Об этом можно было и не спрашивать. Наталья Николаевна, разумеется, очень была рада, что все останется по-прежнему: Аничков дворец, царь, кавалергарды…

22 июля 1834 года Пушкин отметил у себя в дневнике: «Прошедший месяц был бурен. Чуть было не поссорился я со двором — но все перемололось. Однако это мне не пройдет…»

Поэт, конечно, был прав. Царь и Бенкендорф очень запомнили дерзкое требование Пушкина освободить его от службы и «милостей». Еще семь лет назад Бенкендорф выразил удачно и откровенно свое отношение к поэту: «Он все-таки порядочный шалопай (un bien mauvais garnement), но если удастся направить его перо и его речи, то это будет выгодно…» Царь был такого же мнения.

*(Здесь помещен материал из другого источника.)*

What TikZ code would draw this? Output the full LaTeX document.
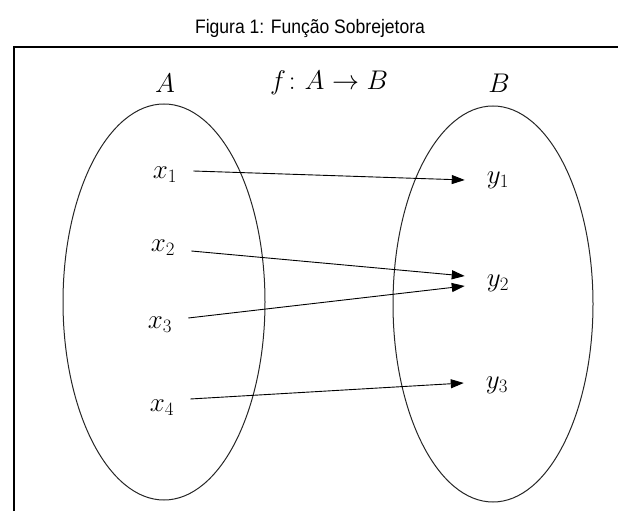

И теперь Бенкендорф озабочен тем, как бы опять Пушкин не ускользнул от жандармского «руководства». Нет, Пушкина нельзя отпустить на все четыре стороны: «Лучше, чтобы он был на службе, нежели предоставлен самому себе…»

В эти дни как раз Пушкин, обедая у Дюме[1115], познакомился с Жоржем Дантесом. Они сидели рядом — поэт и его убийца. Пушкин с обычной для него добродушной снисходительностью слушал болтовню развязного эльзасца. Поэт не предвидел, что шайка международных титулованных контрреволюционеров, ненавидевшая его, — все эти нессельроде, бенкендорфы, геккерены воспользуются авантюристом для своих гнусных целей.

III

Измученный неравной борьбою с Николаем Павловичем, Пушкин 4 августа подал прошение по месту службы в министерство иностранных дел об отпуске на три месяца в Нижегородскую и Калужскую губернии. 25 августа он воспользовался разрешением и выехал в Москву. 29-го он был уже в Полотняном заводе, где прожил две недели с женою и детьми. Оттуда он со всем семейством проехал в Москву и дня через два отправился один в Болдино. Когда 15 октября он вернулся в Петербург, он нашел там не только Наталью Николаевну с ребятами, но и двух своячениц; их присутствие в доме Пушкина очень запутало и без того трудную жизнь поэта.